2. Chris Wood playing the bass – Wood did the thing where he plays the upright bass like a drum.  This is another spectacle that is impossible to look away from.  He starts a bass solo, pulling the strings obscenely hard and fast, reaching down to hit the tiny strings on the bottom (I have no clue what these are called or even how to describe their location more clearly; they’re the part of the strings that extend past the thing that juts out to keep the strings off the wood.  There’s a word for this, I’m sure.  Anybody?) and then, out of nowhere he starts hammering on the bass with his fists and knuckles and fingers.  He’s a lanky cat, so the visual poetry squeezing all of these sounds out one instrument is a big part of the display.  When this went down, the room was dead silent; all you could hear other than the frenetic bass solo was the sound of several hundred jaws hitting the ground.

3. John Medeski is an octopus – Seriously.  Dude played no less than eight keyboards and rarely played less than two at once.

These three things were things (in one form or antoher) that I’d seen in previous MMW shows.  I know there’s going to be mind-numbing solos from all involved and I know that Medeski will do the ambidextrous freak thing.  What I never know (which keeps me going back) is the details, how they’ll sound on the night I’m going.  As long as they’re coming to town, I’ll be in the crowd, waiting to see something I’ve never seen, hear something I’ve never heard, even as I’m seeing things that are familiar and comfortable.

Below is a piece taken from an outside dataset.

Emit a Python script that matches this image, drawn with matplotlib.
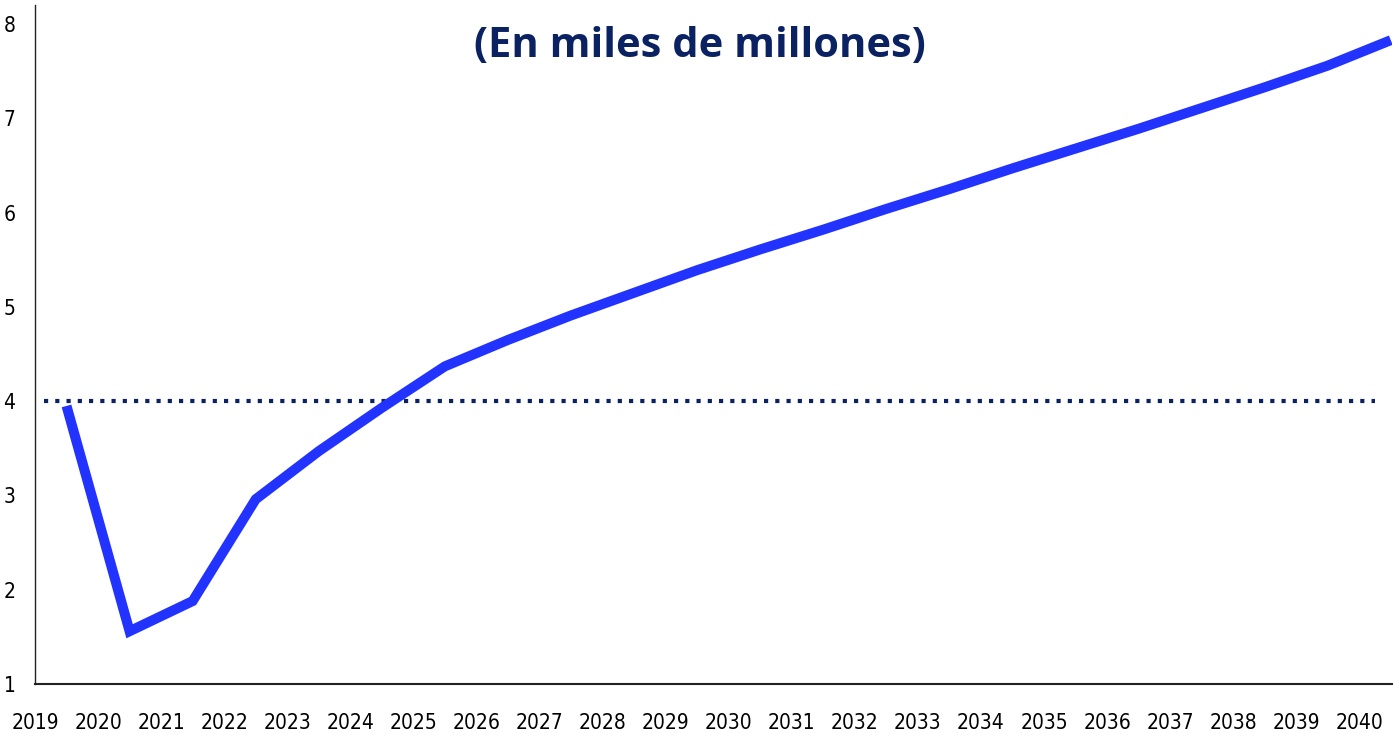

We’ve got a track from 2003 below to get you in the mood.  In the meantime, see this band as often as possible.  Also, buy this.

“Partido Alto” – Medeski, Martin & Wood – Live, 2003

(Posscript: I did not mention what they played.  It is totally irrelevant.  They played music.  It was awesome.  I did not write down song titles or (for the most part) catch that many.  It was heavy on Radiolarians material to my ear, but I’m sure there was some older stuff spiked in.  They could read the phonebook and I’d listen, so I (more or less) never pay attention to the songs they play or don’t play.  I want to soak it in, not catalog it.  The dude who kept screaming “Bubblehouse” at every opportunity didn’t feel the same way, apparently.)